Meg Baird’s songs are rarely made up of tidy stories. In fact, for Meg, mystery itself is often the medium. With Furling, Meg’s fourth album under her own name, she explores the breadth of her musical fascinations and the environments around them—the edges of memory, daydreams spanning years, loose ends, loss, divergent paths, and secret conversations under stars. Furling moves through these varied spaces with the slippery, misty cohesiveness of a dream—guided by an ageless, stirring voice that remains singular and unmistakable.
Since co-founding the beguiling and beautiful Espers in the mid-aughts amid Philadelphia’s fertile underground music community, Meg’s solo recordings have constituted just a fraction of her work.

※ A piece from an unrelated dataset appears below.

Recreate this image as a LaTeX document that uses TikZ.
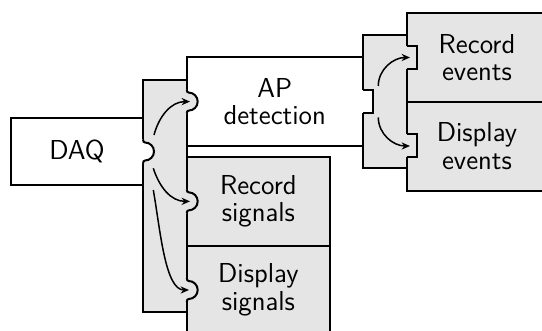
\documentclass[tikz,border=0pt]{standalone}
\usepackage{tikz}
\usetikzlibrary{arrows.meta}
\definecolor{boxgray}{RGB}{229, 229, 229}

\tikzset{
  blk/.style={draw, line width=1pt, font=\sffamily\fontsize{13.7}{13.7}\selectfont, align=center, inner sep=0pt},
  flow/.style={line width=0.75pt, -{Stealth[length=4.2pt, width=3.6pt]}},
}

% round tab: x, y, fill colour
\newcommand{\roundtab}[3]{%
  \fill[#3] (#1-1.2, #2+12) -- (#1, #2+12) .. controls (#1, #2+10) and (#1+1, #2+9) .. (#1+2, #2+9)
    arc[start angle=90, end angle=-90, radius=9]
    .. controls (#1+1, #2-9) and (#1, #2-10) .. (#1, #2-12) -- (#1-1.2, #2-12) -- cycle;
  \draw[line width=1pt] (#1, #2+12) .. controls (#1, #2+10) and (#1+1, #2+9) .. (#1+2, #2+9)
    arc[start angle=90, end angle=-90, radius=9]
    .. controls (#1+1, #2-9) and (#1, #2-10) .. (#1, #2-12);
}
% square tab: x, y, fill colour
\newcommand{\recttab}[3]{%
  \fill[#3] (#1-1.2, #2+11.5) rectangle (#1+10, #2-11.5);
  \draw[line width=1pt] (#1, #2+11.5) -- (#1+10, #2+11.5) -- (#1+10, #2-11.5) -- (#1, #2-11.5);
}

\begin{document}
\begin{tikzpicture}[x=0.5pt, y=0.5pt]
  \useasboundingbox (0, 0) rectangle (542, 331);
  \clip (0, 0) rectangle (542, 331);

  % Outputs
  \node[blk, fill=boxgray, minimum width=70.3pt, minimum height=44.2pt] (recev) at (477, 273.5) {Record\\events};
  \node[blk, fill=boxgray, minimum width=70.3pt, minimum height=44.5pt] (dispev) at (477, 184.8) {Display\\events};
  \node[blk, fill=boxgray, minimum width=71.65pt, minimum height=44.65pt] (recsig) at (258.35, 129.65) {Record\\signals};
  \node[blk, fill=boxgray, minimum width=71.65pt, minimum height=44pt] (dispsig) at (258.35, 41) {Display\\signals};

  % Sources
  \node[blk, fill=white, minimum width=88pt, minimum height=44.1pt] (ap) at (274.7, 229.4) {AP\\detection};
  \node[blk, fill=white, minimum width=66pt, minimum height=33.5pt] (daq) at (77, 179.5) {DAQ};

  % Hubs
  \node[blk, fill=boxgray, minimum width=21.85pt, minimum height=116.15pt] (sighub) at (164.85, 134.85) {};
  \node[blk, fill=boxgray, minimum width=22pt, minimum height=66.65pt] (evhub) at (384.7, 229.35) {};

  % Tabs
  \recttab{406.7}{273.5}{boxgray}
  \recttab{406.7}{185}{boxgray}
  \recttab{362.7}{229.4}{white}
  \roundtab{186.7}{229.4}{boxgray}
  \roundtab{186.7}{129.65}{boxgray}
  \roundtab{186.7}{41}{boxgray}
  \roundtab{143}{179.5}{white}

  % Arrows
  \coordinate (daq-up) at (154, 196);
  \coordinate (daq-mid) at (153.3, 162.7);
  \coordinate (daq-low) at (153.3, 141);
  \coordinate (ap-in) at (190, 229.4);
  \coordinate (recsig-in) at (190, 129.65);
  \coordinate (dispsig-in) at (189, 41);
  \coordinate (ev-up) at (378.3, 245);
  \coordinate (ev-low) at (378.3, 213.7);
  \coordinate (recev-in) at (410, 273.5);
  \coordinate (dispev-in) at (410, 185);

  \draw[flow] (daq-up) to[out=75, in=180] (ap-in);
  \draw[flow] (daq-mid) to[out=-72, in=180] (recsig-in);
  \draw[flow] (daq-low) .. controls +(-80:40) and +(-24, 0) .. (dispsig-in);
  \draw[flow] (ev-up) to[out=90, in=180] (recev-in);
  \draw[flow] (ev-low) to[out=-90, in=180] (dispev-in);
\end{tikzpicture}
\end{document}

Her first solo LP, the disarmingly out-of-time Dear Companion (2007) album saw her carve a quiet, sunlit space away from the flickering swirl of Espers. Since her last solo releases, Seasons on Earth (2011) and Don’t Weigh Down the Light (2015) Meg has lent thunderous drumming, lead vocal, and poetry to Heron Oblivion (Sub Pop) on an album that garnered praise from the New York Times and made Mojo’s Top Ten Albums of 2016 list. She collaborated with harpist Mary Lattimore on the mesmerizingly hazy Ghost Forests (2018). She’s played drums with Philadelphia scuzz-punks Watery Love (In The Red, Richie Records) and explored her deep familial folk roots in the Baird Sisters (Grapefruit Records). She also contributed her vocal arrangements to albums from Sharon Van Etten, Kurt Vile, Will Oldham, and Steve Gunn, and toured with Angel Olson, Dinosaur Jr., Bill Callahan, Thurston Moore, and Bert Jansch, among others.
Yet Furling is the album that most irreverently explores the span of her work and musical touchstones. It showcases her natural tether to ’60s English folk traditions. But it also reveals her deep love for soul balladry, the solitary musings of Flying Saucer Attack and Neil Young shackled to his piano deep in the foggy pre-dawn, dubby Bristol atmospherics, the melancholy memory collage of DJ Shadow’s Endtroducing, and the delicious, Saturday-night promise of St. Etienne.
Furling was primarily recorded at Louder Studios by Tim Green (Bikini Kill, Nation of Ulysses, Melvins, Wooden Shjips). Additional piano and vocal recording were captured at Panoramic Studios in Stinson Beach, CA with Jason Quever (Papercuts). It was mastered in Brooklyn by Heba Kadry, who mixed Bjork’s Utopia and mastered LPs for Slowdive, Cass McCombs, and Beach House.
For all its adornments, Furling remains deeply intimate. The entire album was performed by Meg and her longtime collaborator, partner, and Heron Oblivion bandmate Charlie Saufley. While her prior solo work hinted at more expansive horizons, Furling explores the idea of Meg Baird as a band much more freely. Venturing beyond the musical confines of fingerstyle guitar, she plays drums, mellotron, organs, synths, and vibraphone over her piano and guitar foundations. Her distinctive, simultaneously elegiac and uplifting vocals, meanwhile, connect surreal dream montages, graft sunshine sonics to swooning mediations on romantic solidarity in trying times, and weave odes to the simple gestures of friendship—and the loss of family and friends.
This rich sound world makes the songs a varied bunch: “Twelve Saints” mates Pacific sunset ambience and Pink Floyd pastoral to a meditation on mortality and escape. The infectious and kinetic “Will You Follow Me Home” contemplates hope and longing through the looking glass of a Jimmy Miller-era-Stones strut. And in the closing piece, “Wreathing Days,” language disintegrates over tone clusters that feel somewhere between falling and flying.
“Wreathing Days” also reveals much about Meg’s mastery of contrast—situating the dear and delicate adjacent to chaos. And while it’s true that some songs on Furling grapple with humanity’s existential unknowns in stark terms, they primarily revel in the mysteries that hide in nature and humanity at their most ordinary. Furling lives in the notion that whole universes of experience, enlightenment, elation, and ecstasy can bloom in these corners.